Quando fecharam a porta da ambulância, lhe aplicaram uma injeção no braço e uma moça gentil foi fazendo perguntas em rápida progressão sobre alergias, diabetes, hipertensão e medicamentos. O barulho da sirene chegava filtrado à cabine fechada e, pelo trajeto, ele sentiu que se encaminhavam na direção de Denfert-Rochereau, a monumental praça dos leões. De lá, teriam muitos hospitais a escolher num raio mínimo. Morrer em Paris, quanta ironia. Anos antes, de gaiato, Mário escrevera um artigo sobre o sonho de ser enterrado na Cidade-luz. Fora até a funerária procurar entender direito como era o procedimento, mas fora desencorajado. O cemitério do Montparnasse estava cheio e, ademais, para ser sepultado em Paris, a primeira condição era morrer em Paris. Ora, ele jamais morreria ali. Tudo indicava que morreria no Brasil por volta de 2040. Ademais, Paris era lugar para viver, ora essa. Será que depois de um dia de tanta decepção na torre imensa, a história lhe pregaria seus caprichos?

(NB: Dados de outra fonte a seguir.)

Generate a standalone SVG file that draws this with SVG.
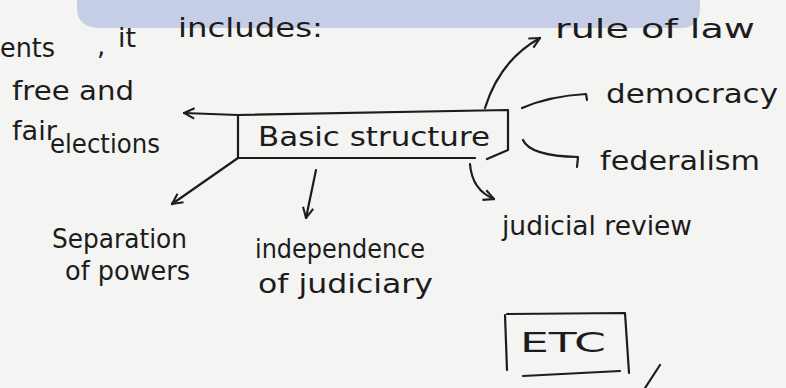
<svg xmlns="http://www.w3.org/2000/svg" width="786" height="388" viewBox="0 0 786 388">
<style>
.t{font-family:"DejaVu Sans","Liberation Sans",sans-serif;fill:#1c1c1c;font-size:26px}
.s{fill:none;stroke:#1c1c1c;stroke-width:2.2;stroke-linecap:round;stroke-linejoin:round}
</style>
<defs>
<marker id="ah" viewBox="0 0 10 10" refX="9" refY="5" markerWidth="13" markerHeight="13" markerUnits="userSpaceOnUse" orient="auto">
<path d="M1,1 L9,5 L1,9" fill="none" stroke="#1c1c1c" stroke-width="1.6"/>
</marker>
</defs>
<rect width="786" height="388" fill="#f4f4f2"/>
<path d="M77,0 H700 V8 Q700,28 680,28 H100 Q77,28 77,8 Z" fill="#c6cee7"/>
<g id="header">
<text class="t" x="0" y="57" font-size="28" textLength="55" lengthAdjust="spacingAndGlyphs">ents</text>
<text class="t" x="97" y="55">,</text>
<text class="t" x="118" y="47" font-size="28" textLength="18" lengthAdjust="spacingAndGlyphs">it</text>
<text class="t" x="178" y="37" font-size="28" textLength="145" lengthAdjust="spacingAndGlyphs">includes:</text>
</g>
<g id="basic-structure">
<path class="s" d="M238,115 L508,110 L508,150 L487,159"/>
<path class="s" d="M238,115 L238,158 L475,158"/>
<text class="t" x="258" y="146" font-size="28" textLength="232" lengthAdjust="spacingAndGlyphs">Basic structure</text>
</g>
<g id="free-fair-elections">
<text class="t" x="12" y="100" font-size="25" textLength="122" lengthAdjust="spacingAndGlyphs">free and</text>
<text class="t" x="12" y="140" font-size="25" textLength="45" lengthAdjust="spacingAndGlyphs">fair</text>
<text class="t" x="50" y="153" font-size="25" textLength="110" lengthAdjust="spacingAndGlyphs">elections</text>
</g>
<g id="rule-of-law"><text class="t" x="555" y="38" font-size="28" textLength="200" lengthAdjust="spacingAndGlyphs">rule of law</text></g>
<g id="democracy"><text class="t" x="606" y="103" font-size="28" textLength="172" lengthAdjust="spacingAndGlyphs">democracy</text></g>
<g id="federalism"><text class="t" x="600" y="170" font-size="28" textLength="160" lengthAdjust="spacingAndGlyphs">federalism</text></g>
<g id="judicial-review"><text class="t" x="502" y="235" textLength="190" lengthAdjust="spacingAndGlyphs">judicial review</text></g>
<g id="separation-of-powers">
<text class="t" x="52" y="248" font-size="25" textLength="135" lengthAdjust="spacingAndGlyphs">Separation</text>
<text class="t" x="65" y="280" font-size="25" textLength="125" lengthAdjust="spacingAndGlyphs">of powers</text>
</g>
<g id="independence-of-judiciary">
<text class="t" x="255" y="258" font-size="25" textLength="170" lengthAdjust="spacingAndGlyphs">independence</text>
<text class="t" x="258" y="293" font-size="25" textLength="175" lengthAdjust="spacingAndGlyphs">of judiciary</text>
</g>
<g id="etc">
<path class="s" d="M505,315 L507,370 M507,314 L625,313 L629,373 M523,376 L620,371"/>
<text class="t" x="520" y="352" textLength="86" lengthAdjust="spacingAndGlyphs">ETC</text>
</g>
<g id="connectors">
<path class="s" d="M238,115 L184,113" marker-end="url(#ah)"/>
<path class="s" d="M238,158 L172,204" marker-end="url(#ah)"/>
<path class="s" d="M316,170 L306,218" marker-end="url(#ah)"/>
<path class="s" d="M470,164 Q472,190 494,199" marker-end="url(#ah)"/>
<path class="s" d="M485,108 Q500,60 540,38" marker-end="url(#ah)"/>
<path class="s" d="M522,108 Q550,96 586,94 L587,100"/>
<path class="s" d="M523,140 Q530,156 578,157 L577,167"/>
<path class="s" d="M660,365 L645,388"/>
</g>
</svg>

Agora, por ironia, desde que caíra na calçada da rue de Rennes, a condição faltante estava mais próxima de ser atendida do que nunca. Pois a respiração ficou curta na altura do boulevard Arago e o sinal do monitor acelerou a um ponto insuportável. Exausto e com falta de ar, sentindo a boca seca e o desespero do fim, Mário então despertou na cama do hotel da rue de Vaugirard. A língua era uma lixa e ele enfiou o gargalo na boca deixando a água cítrica escorrer pelo queixo, só interrompendo a hidratação para resfolegar. Vendo-se no espelho, parecia um fantasma. Na cabeceira, as tangerinas Jaffa; em cima da mala, a sacola da FNAC. O sol ainda não aparecera e ele custaria a dormir de novo, de tão assustado. Uma coisa era certa: não tomaria mais o metrô em Saint-Placide. Transitaria por qualquer outra, menos por lá. Saint-Sulpice ou mesmo Montparnasse-Bienvenüe. Que começo de dia. Urinou sentado e esfregou o rosto. O ouvido zunia, mas o cuscuz com carne de carneiro do Chez Omar estava salvo.